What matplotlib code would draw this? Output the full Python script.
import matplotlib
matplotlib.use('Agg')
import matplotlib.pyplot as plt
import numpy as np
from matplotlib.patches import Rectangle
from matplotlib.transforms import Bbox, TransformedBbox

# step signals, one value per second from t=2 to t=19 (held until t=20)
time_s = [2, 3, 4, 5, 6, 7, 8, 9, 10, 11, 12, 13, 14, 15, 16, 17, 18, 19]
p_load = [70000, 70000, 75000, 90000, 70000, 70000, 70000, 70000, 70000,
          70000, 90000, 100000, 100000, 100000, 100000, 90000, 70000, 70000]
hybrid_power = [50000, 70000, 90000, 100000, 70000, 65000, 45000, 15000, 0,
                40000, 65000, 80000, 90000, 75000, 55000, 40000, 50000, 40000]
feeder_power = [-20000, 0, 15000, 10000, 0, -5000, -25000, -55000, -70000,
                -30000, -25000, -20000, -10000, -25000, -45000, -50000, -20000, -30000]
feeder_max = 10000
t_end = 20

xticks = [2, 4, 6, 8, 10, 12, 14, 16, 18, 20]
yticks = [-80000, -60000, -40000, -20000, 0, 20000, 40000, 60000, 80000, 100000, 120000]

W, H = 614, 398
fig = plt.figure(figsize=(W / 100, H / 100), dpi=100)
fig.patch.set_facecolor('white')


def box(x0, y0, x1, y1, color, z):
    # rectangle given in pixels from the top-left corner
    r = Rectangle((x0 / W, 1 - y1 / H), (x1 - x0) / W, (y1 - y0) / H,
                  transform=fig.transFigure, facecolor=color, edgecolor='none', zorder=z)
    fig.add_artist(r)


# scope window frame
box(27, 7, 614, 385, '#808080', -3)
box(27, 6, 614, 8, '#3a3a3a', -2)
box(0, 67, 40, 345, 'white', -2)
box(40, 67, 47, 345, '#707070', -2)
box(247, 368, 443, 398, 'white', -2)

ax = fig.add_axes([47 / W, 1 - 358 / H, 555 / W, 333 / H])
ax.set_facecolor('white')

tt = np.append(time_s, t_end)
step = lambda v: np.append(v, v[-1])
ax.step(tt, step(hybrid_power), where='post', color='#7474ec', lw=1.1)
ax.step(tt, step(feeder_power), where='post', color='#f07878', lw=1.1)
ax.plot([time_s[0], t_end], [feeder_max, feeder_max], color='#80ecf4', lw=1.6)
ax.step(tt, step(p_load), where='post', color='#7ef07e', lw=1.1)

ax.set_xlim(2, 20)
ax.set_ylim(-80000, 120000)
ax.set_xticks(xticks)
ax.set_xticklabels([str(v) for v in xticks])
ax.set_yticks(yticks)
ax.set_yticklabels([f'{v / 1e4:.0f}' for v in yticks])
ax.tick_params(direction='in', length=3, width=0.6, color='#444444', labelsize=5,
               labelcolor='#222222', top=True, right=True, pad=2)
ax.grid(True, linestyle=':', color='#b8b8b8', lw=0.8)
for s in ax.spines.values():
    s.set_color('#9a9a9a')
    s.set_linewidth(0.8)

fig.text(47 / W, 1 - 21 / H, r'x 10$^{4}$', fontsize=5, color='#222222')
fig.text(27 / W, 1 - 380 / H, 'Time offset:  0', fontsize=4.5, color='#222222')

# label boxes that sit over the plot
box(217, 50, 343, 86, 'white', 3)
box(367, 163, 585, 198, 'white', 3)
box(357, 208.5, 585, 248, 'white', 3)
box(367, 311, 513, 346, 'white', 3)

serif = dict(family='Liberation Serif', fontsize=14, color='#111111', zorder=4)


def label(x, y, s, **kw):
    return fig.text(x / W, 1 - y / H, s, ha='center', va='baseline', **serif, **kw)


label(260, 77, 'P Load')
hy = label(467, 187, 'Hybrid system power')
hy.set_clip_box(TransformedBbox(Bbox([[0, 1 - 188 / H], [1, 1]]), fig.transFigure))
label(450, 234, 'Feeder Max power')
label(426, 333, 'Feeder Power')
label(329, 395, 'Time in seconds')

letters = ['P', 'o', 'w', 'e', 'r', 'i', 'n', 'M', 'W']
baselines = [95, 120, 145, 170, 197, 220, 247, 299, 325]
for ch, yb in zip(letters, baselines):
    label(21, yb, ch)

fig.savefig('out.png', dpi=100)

= = = = =

● What to work on: Say how many lines hold the word "matplotlib", giving the number and nothing else.

● Solution for this problem: 6